Before sending my abstract, I was told that I could present at any stage of my research. Four months in, I am still trying to figure out more specifically my research. I am mostly focusing on my literature review and did not have any ground-breaking ideas to bring forward. For that matter, I presented a scoping study, which was well received. I think that presenting at an early stage is really beneficial when doing a PhD. It is the perfect place to get new ideas and have a better sense of where you want to go. But more than that, the conference also help you build confidence. People listen to you and show a great interest in your research which can be very motivational.

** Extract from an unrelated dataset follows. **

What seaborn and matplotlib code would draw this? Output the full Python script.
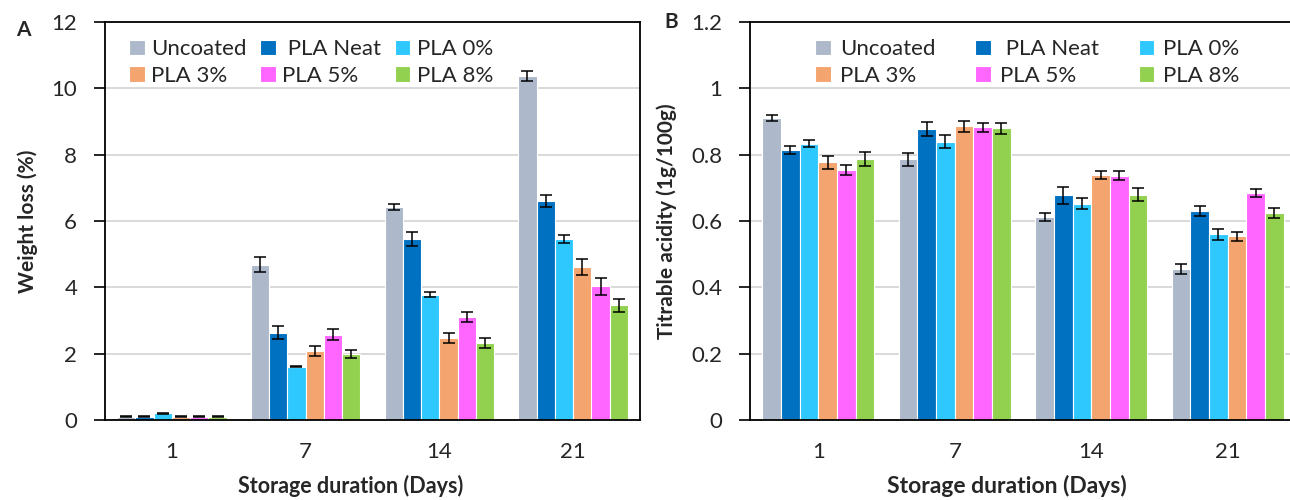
import numpy as np
import pandas as pd
import matplotlib
matplotlib.use("Agg")
import matplotlib.pyplot as plt
import seaborn as sns

days = ["1", "7", "14", "21"]
treatments = ["Uncoated", " PLA Neat", "PLA 0%", "PLA 3%", "PLA 5%", "PLA 8%"]
colors = ["#ADB9CA", "#0070C0", "#2EC8FF", "#F4A46E", "#FF66FF", "#92D050"]

# Weight loss (%) per treatment, values for days 1, 7, 14, 21
wl_uncoated = [0.10, 4.68, 6.43, 10.37]
wl_neat     = [0.10, 2.63, 5.46, 6.60]
wl_pla0     = [0.20, 1.61, 3.78, 5.45]
wl_pla3     = [0.10, 2.08, 2.47, 4.61]
wl_pla5     = [0.10, 2.57, 3.10, 4.03]
wl_pla8     = [0.10, 1.99, 2.32, 3.46]
wl_err_uncoated = [0.01, 0.22, 0.09, 0.14]
wl_err_neat     = [0.01, 0.19, 0.20, 0.19]
wl_err_pla0     = [0.01, 0.02, 0.08, 0.12]
wl_err_pla3     = [0.01, 0.16, 0.15, 0.25]
wl_err_pla5     = [0.01, 0.16, 0.16, 0.25]
wl_err_pla8     = [0.01, 0.13, 0.14, 0.20]

# Titrable acidity (1g/100g)
ta_uncoated = [0.911, 0.786, 0.612, 0.455]
ta_neat     = [0.813, 0.877, 0.677, 0.630]
ta_pla0     = [0.833, 0.839, 0.652, 0.560]
ta_pla3     = [0.777, 0.885, 0.739, 0.554]
ta_pla5     = [0.754, 0.882, 0.737, 0.683]
ta_pla8     = [0.787, 0.879, 0.679, 0.624]
ta_err_uncoated = [0.010, 0.020, 0.013, 0.014]
ta_err_neat     = [0.012, 0.020, 0.025, 0.014]
ta_err_pla0     = [0.010, 0.020, 0.016, 0.016]
ta_err_pla3     = [0.020, 0.016, 0.011, 0.013]
ta_err_pla5     = [0.015, 0.013, 0.013, 0.012]
ta_err_pla8     = [0.020, 0.016, 0.020, 0.015]

wl_vals = [wl_uncoated, wl_neat, wl_pla0, wl_pla3, wl_pla5, wl_pla8]
wl_errs = [wl_err_uncoated, wl_err_neat, wl_err_pla0, wl_err_pla3, wl_err_pla5, wl_err_pla8]
ta_vals = [ta_uncoated, ta_neat, ta_pla0, ta_pla3, ta_pla5, ta_pla8]
ta_errs = [ta_err_uncoated, ta_err_neat, ta_err_pla0, ta_err_pla3, ta_err_pla5, ta_err_pla8]

sns.set_theme(style="white")
plt.rcParams['font.family'] = ['Lato', 'DejaVu Sans']

def long_df(vals):
    rows = []
    for t, v in zip(treatments, vals):
        for d, x in zip(days, v):
            rows.append({"day": d, "treatment": t, "value": x})
    return pd.DataFrame(rows)

fig = plt.figure(figsize=(12.9, 5.0), dpi=100)
axA = fig.add_axes([105/1290, 80/500, 535/1290, 398/500])
axB = fig.add_axes([750/1290, 80/500, 546/1290, 398/500])

def draw(ax, vals, errs, ymax, ystep, ylabel, yfmt, xlab_size):
    df = long_df(vals)
    sns.barplot(data=df, x="day", y="value", hue="treatment", order=days,
                hue_order=treatments, palette=colors, errorbar=None,
                width=0.82, edgecolor="white", linewidth=0.8, saturation=1,
                ax=ax)
    for cont, e in zip(ax.containers, errs):
        xs = [b.get_x() + b.get_width()/2 for b in cont]
        hs = [b.get_height() for b in cont]
        ax.errorbar(xs, hs, yerr=e, fmt="none", ecolor="black",
                    elinewidth=1.1, capsize=4.5, capthick=1.1, zorder=5)
    ax.set_xlim(-0.5, 3.5)
    ax.set_ylim(0, ymax)
    yt = np.arange(0, ymax + ystep/2, ystep)
    ax.set_yticks(yt)
    ax.set_yticklabels([yfmt(v) for v in yt], fontsize=16)
    ax.yaxis.grid(True, color="#D0D0D0", linewidth=1.1)
    ax.set_axisbelow(True)
    ax.set_xticks(range(4))
    ax.set_xticklabels(days, fontsize=16)
    ax.set_xticks([-0.5, 0.5, 1.5, 2.5, 3.5], minor=True)
    ax.tick_params(axis="x", which="major", length=0, pad=16)
    ax.tick_params(axis="x", which="minor", length=8, width=1.2, color="black", direction="out")
    ax.tick_params(axis="y", which="major", length=8, width=1.2, color="black", direction="out", pad=12, left=True)
    for s in ax.spines.values():
        s.set_color("black")
        s.set_linewidth(1.3)
    ax.set_xlabel("Storage duration (Days)", fontsize=xlab_size, fontweight="bold")
    ax.set_ylabel(ylabel, fontsize=15, fontweight="bold", labelpad=10)
    h, l = ax.get_legend_handles_labels()
    order = [0, 3, 1, 4, 2, 5]
    return [h[i] for i in order], [l[i] for i in order]

def fmtA(v):
    return f"{int(round(v))}"

def fmtB(v):
    s = f"{v:.1f}"
    return "0" if v == 0 else ("1" if abs(v-1) < 1e-9 else s)

hA, lA = draw(axA, wl_vals, wl_errs, 12, 2, "Weight loss (%)", fmtA, 15.5)
hB, lB = draw(axB, ta_vals, ta_errs, 1.2, 0.2, "Titrable acidity (1g/100g)", fmtB, 16.5)
axA.xaxis.set_label_coords(0.46, -0.138)
axB.xaxis.set_label_coords(0.47, -0.138)

axA.legend(hA, lA, ncol=3, loc="upper left", bbox_to_anchor=(0.02, 0.99),
           frameon=False, fontsize=16, handlelength=0.7, handleheight=0.7,
           handletextpad=0.3, columnspacing=0.6, labelspacing=0.3, borderaxespad=0.2)
axB.legend(hB, lB, ncol=3, loc="upper left", bbox_to_anchor=(0.095, 0.99),
           frameon=False, fontsize=16, handlelength=0.7, handleheight=0.7,
           handletextpad=0.4, columnspacing=1.8, labelspacing=0.3, borderaxespad=0.2)

fig.text(16/1290, 1 - 30/500, "A", fontsize=15, fontweight="bold", va="center", ha="left")
fig.text(664/1290, 1 - 22/500, "B", fontsize=15, fontweight="bold", va="center", ha="left")

fig.savefig("out.png", dpi=100)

Not only was it very helpful to get feedback and discuss my own work, it was also very inspirational to hear the presentations of the other members of the six panels. Each one of the speakers exposed brilliantly their very interesting subject of research. The conference also proved to be a great place to meet people who share similar interests and to network. And, as Olivier Schmitt highlighted, there is no reason why we should not start creating connections at this early stage of our career, it can only be beneficial for our research and helpful for the future.

I would really encourage anyone who is starting their PhD to give a presentation early on, at an event  like the European War Studies Network Graduate Conference. It helps you overcome gently the fear of a first talk and gives you confidence for the next one. It also breaks the preconceptions you might have of the PhD life: it does not have to be a lonely experience and people are actually interested on what you do! Finally, it can be one of many steps to slowly cure your imposter’s syndrome!

We both want to thank Marie Robin, Prof Jean-Vincent Holeindre and Centre Thucydide for this fantastic opportunity and would recommend that PGRs keep their eyes peeled for next year’s call for papers.